───── Data section ─────

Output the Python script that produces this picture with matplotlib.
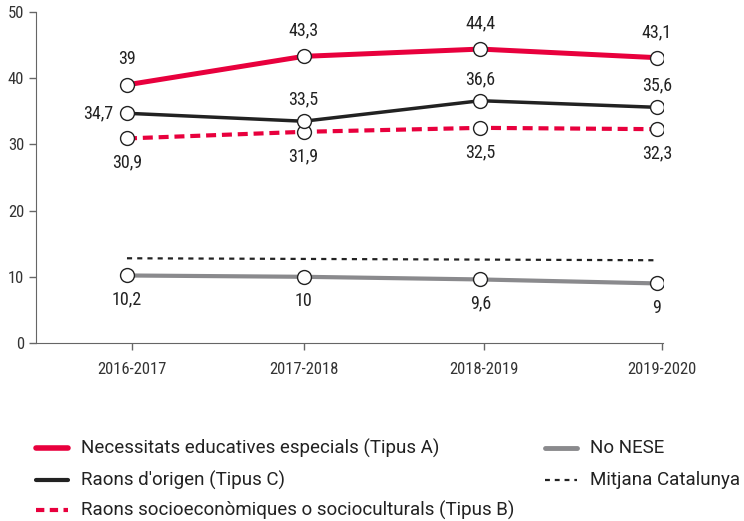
import matplotlib
matplotlib.use('Agg')
import matplotlib.pyplot as plt
from matplotlib import font_manager
from matplotlib.lines import Line2D

# narrow font for the axis and point labels, regular for the legend
names = {f.name for f in font_manager.fontManager.ttflist}
narrow = 'Roboto'
for cand in ['Roboto Condensed', 'Liberation Sans Narrow']:
    if cand in names:
        narrow = cand
        break
plt.rcParams['font.family'] = [narrow, 'DejaVu Sans']

years = ['2016-2017', '2017-2018', '2018-2019', '2019-2020']
tipus_a = [39, 43.3, 44.4, 43.1]
tipus_c = [34.7, 33.5, 36.6, 35.6]
tipus_b = [30.9, 31.9, 32.5, 32.3]
no_nese = [10.2, 10, 9.6, 9]
mitjana = [12.8, 12.7, 12.6, 12.5]

RED = '#E8003D'
BLACK = '#222222'
GRAY = '#8a8a8d'

def fmt(v):
    return f'{v:g}'.replace('.', ',')

fig = plt.figure(figsize=(7.44, 5.21), dpi=100)
ax = fig.add_axes([36 / 744, 1 - 343 / 521, (663 - 36) / 744, (343 - 12) / 521])

x = list(range(len(years)))
mk = dict(marker='o', markersize=10, markerfacecolor='white', markeredgecolor=BLACK, markeredgewidth=1)

ax.plot(x, mitjana, color=BLACK, lw=1.6, ls=(0, (2.3, 2.3)), zorder=2)
ax.plot(x, no_nese, color=GRAY, lw=3, zorder=3, **mk)
ax.plot(x, tipus_b, color=RED, lw=3, ls=(0, (2.4, 1.4)), zorder=3, **mk)
ax.plot(x, tipus_c, color=BLACK, lw=2.5, zorder=4, **mk)
ax.plot(x, tipus_a, color=RED, lw=3.6, zorder=5, **mk)

lbl = dict(fontsize=13, color=BLACK, ha='center')
for i in x:
    ax.annotate(fmt(tipus_a[i]), (i, tipus_a[i]), xytext=(0, 12), textcoords='offset points', va='bottom', **lbl)
    ax.annotate(fmt(tipus_b[i]), (i, tipus_b[i]), xytext=(0, -11), textcoords='offset points', va='top', **lbl)
    ax.annotate(fmt(no_nese[i]), (i, no_nese[i]), xytext=(0, -11), textcoords='offset points', va='top', **lbl)
    if i == 0:
        ax.annotate(fmt(tipus_c[i]), (i, tipus_c[i]), xytext=(-10, 0), textcoords='offset points',
                    va='center', fontsize=13, color=BLACK, ha='right')
    else:
        ax.annotate(fmt(tipus_c[i]), (i, tipus_c[i]), xytext=(0, 9), textcoords='offset points', va='bottom', **lbl)

ax.set_xlim(-0.515, 3.034)
ax.set_ylim(0, 50)
ax.set_yticks(range(0, 51, 10))
# ticks sit a touch off the points in the original
ax.set_xticks([0.03, 1.0, 2.02, 3.03])
ax.set_xticklabels(years)
ax.tick_params(axis='both', labelsize=12, colors='#333333', length=5, width=1, color='#666666')
ax.tick_params(axis='x', pad=9)
for s in ['top', 'right']:
    ax.spines[s].set_visible(False)
for s in ['left', 'bottom']:
    ax.spines[s].set_color('#666666')

# legend, drawn by hand to keep the two uneven columns
legend_items = [
    ('Necessitats educatives especials (Tipus A)', RED, 4, '-', 36, 448),
    ("Raons d'origen (Tipus C)", BLACK, 3, '-', 36, 480),
    ('Raons socioeconòmiques o socioculturals (Tipus B)', RED, 3, (0, (2, 1.3)), 36, 510),
    ('No NESE', GRAY, 3.5, '-', 545, 448),
    ('Mitjana Catalunya', BLACK, 1.6, (0, (2.2, 2.2)), 545, 480),
]
for text, color, lw, ls, px, py in legend_items:
    yf = 1 - py / 521
    fig.add_artist(Line2D([px / 744, (px + 32) / 744], [yf, yf], color=color, lw=lw, ls=ls,
                          solid_capstyle='round'))
    fig.text((px + 45) / 744, yf, text, fontsize=13.5, color=BLACK, va='center', ha='left',
             family=['Roboto', 'DejaVu Sans'])

fig.savefig('out.png', dpi=100)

─────

§ Work instructions
Omit any images, then output the listing exactly.

§ Complete answer
Output the Python script that produces this picture with matplotlib.
import matplotlib
matplotlib.use('Agg')
import matplotlib.pyplot as plt
from matplotlib import font_manager
from matplotlib.lines import Line2D

# narrow font for the axis and point labels, regular for the legend
names = {f.name for f in font_manager.fontManager.ttflist}
narrow = 'Roboto'
for cand in ['Roboto Condensed', 'Liberation Sans Narrow']:
    if cand in names:
        narrow = cand
        break
plt.rcParams['font.family'] = [narrow, 'DejaVu Sans']

years = ['2016-2017', '2017-2018', '2018-2019', '2019-2020']
tipus_a = [39, 43.3, 44.4, 43.1]
tipus_c = [34.7, 33.5, 36.6, 35.6]
tipus_b = [30.9, 31.9, 32.5, 32.3]
no_nese = [10.2, 10, 9.6, 9]
mitjana = [12.8, 12.7, 12.6, 12.5]

RED = '#E8003D'
BLACK = '#222222'
GRAY = '#8a8a8d'

def fmt(v):
    return f'{v:g}'.replace('.', ',')

fig = plt.figure(figsize=(7.44, 5.21), dpi=100)
ax = fig.add_axes([36 / 744, 1 - 343 / 521, (663 - 36) / 744, (343 - 12) / 521])

x = list(range(len(years)))
mk = dict(marker='o', markersize=10, markerfacecolor='white', markeredgecolor=BLACK, markeredgewidth=1)

ax.plot(x, mitjana, color=BLACK, lw=1.6, ls=(0, (2.3, 2.3)), zorder=2)
ax.plot(x, no_nese, color=GRAY, lw=3, zorder=3, **mk)
ax.plot(x, tipus_b, color=RED, lw=3, ls=(0, (2.4, 1.4)), zorder=3, **mk)
ax.plot(x, tipus_c, color=BLACK, lw=2.5, zorder=4, **mk)
ax.plot(x, tipus_a, color=RED, lw=3.6, zorder=5, **mk)

lbl = dict(fontsize=13, color=BLACK, ha='center')
for i in x:
    ax.annotate(fmt(tipus_a[i]), (i, tipus_a[i]), xytext=(0, 12), textcoords='offset points', va='bottom', **lbl)
    ax.annotate(fmt(tipus_b[i]), (i, tipus_b[i]), xytext=(0, -11), textcoords='offset points', va='top', **lbl)
    ax.annotate(fmt(no_nese[i]), (i, no_nese[i]), xytext=(0, -11), textcoords='offset points', va='top', **lbl)
    if i == 0:
        ax.annotate(fmt(tipus_c[i]), (i, tipus_c[i]), xytext=(-10, 0), textcoords='offset points',
                    va='center', fontsize=13, color=BLACK, ha='right')
    else:
        ax.annotate(fmt(tipus_c[i]), (i, tipus_c[i]), xytext=(0, 9), textcoords='offset points', va='bottom', **lbl)

ax.set_xlim(-0.515, 3.034)
ax.set_ylim(0, 50)
ax.set_yticks(range(0, 51, 10))
# ticks sit a touch off the points in the original
ax.set_xticks([0.03, 1.0, 2.02, 3.03])
ax.set_xticklabels(years)
ax.tick_params(axis='both', labelsize=12, colors='#333333', length=5, width=1, color='#666666')
ax.tick_params(axis='x', pad=9)
for s in ['top', 'right']:
    ax.spines[s].set_visible(False)
for s in ['left', 'bottom']:
    ax.spines[s].set_color('#666666')

# legend, drawn by hand to keep the two uneven columns
legend_items = [
    ('Necessitats educatives especials (Tipus A)', RED, 4, '-', 36, 448),
    ("Raons d'origen (Tipus C)", BLACK, 3, '-', 36, 480),
    ('Raons socioeconòmiques o socioculturals (Tipus B)', RED, 3, (0, (2, 1.3)), 36, 510),
    ('No NESE', GRAY, 3.5, '-', 545, 448),
    ('Mitjana Catalunya', BLACK, 1.6, (0, (2.2, 2.2)), 545, 480),
]
for text, color, lw, ls, px, py in legend_items:
    yf = 1 - py / 521
    fig.add_artist(Line2D([px / 744, (px + 32) / 744], [yf, yf], color=color, lw=lw, ls=ls,
                          solid_capstyle='round'))
    fig.text((px + 45) / 744, yf, text, fontsize=13.5, color=BLACK, va='center', ha='left',
             family=['Roboto', 'DejaVu Sans'])

fig.savefig('out.png', dpi=100)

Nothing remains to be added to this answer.